Flink 任務的圖結構中,部分算子是 chain 在一起的,因為 chain 在一起有很多好處(減少序列化和網絡開銷,提高效率),而算子 chain 在一起是需要條件的
Flink 任務在生成 JobGraph 的時候,會加入 chain 的概念,會判斷算子能否 chain 在一起
env.disableOperatorChaining()
// 檢測上下遊是否能 chain 在一起
public static boolean isChainable(StreamEdge edge, StreamGraph streamGraph) {
StreamNode upStreamVertex = streamGraph.getSourceVertex(edge);
StreamNode downStreamVertex = streamGraph.getTargetVertex(edge);
// 下遊節點輸入邊為 1
return downStreamVertex.getInEdges().size() == 1
// 上下遊是同一個 sharingGroup
&& upStreamVertex.isSameSlotSharingGroup(downStreamVertex)
// 上下遊算子政策能 chain 在一起
&& areOperatorsChainable(upStreamVertex, downStreamVertex, streamGraph)

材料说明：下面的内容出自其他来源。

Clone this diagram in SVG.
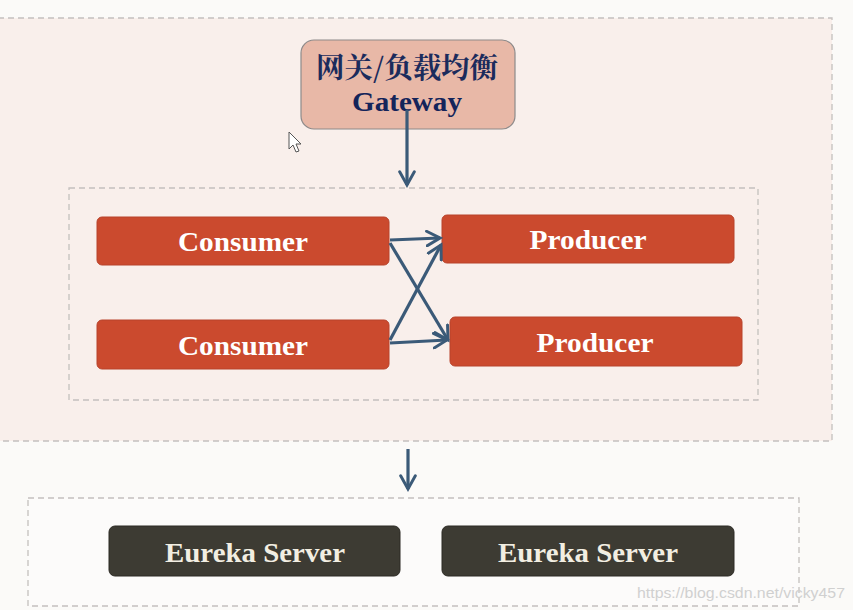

// 上下遊邊的分區政策是 ForwardPartitioner
&& (edge.getPartitioner() instanceof ForwardPartitioner)
// shuffleMode 不是 batch
&& edge.getShuffleMode() != ShuffleMode.BATCH
// 上下遊并發度一樣
&& upStreamVertex.getParallelism() == downStreamVertex.getParallelism()
// streamGraph 是可以 chain
&& streamGraph.isChainingEnabled();
}
@VisibleForTesting
static boolean areOperatorsChainable(
StreamNode upStreamVertex,
StreamNode downStreamVertex,
StreamGraph streamGraph) {
StreamOperatorFactory<?> upStreamOperator = upStreamVertex.getOperatorFactory();
StreamOperatorFactory<?> downStreamOperator = downStreamVertex.getOperatorFactory();
// 上下遊算子 有工廠類
if (downStreamOperator == null || upStreamOperator == null) {
return false;
}
// 上遊的政策是 NEVER , 下遊的政策不是 ALWAYS
if (upStreamOperator.getChainingStrategy() == ChainingStrategy.NEVER ||
downStreamOperator.getChainingStrategy() != ChainingStrategy.ALWAYS) {
return false;
}
// yielding operators cannot be chained to legacy sources
if (downStreamOperator instanceof YieldingOperatorFactory) {
// unfortunately the information that vertices have been chained is not preserved at this point
return !getHeadOperator(upStreamVertex, streamGraph).isStreamSource();
}
// 其他 都是可以 chain 的
return true;
}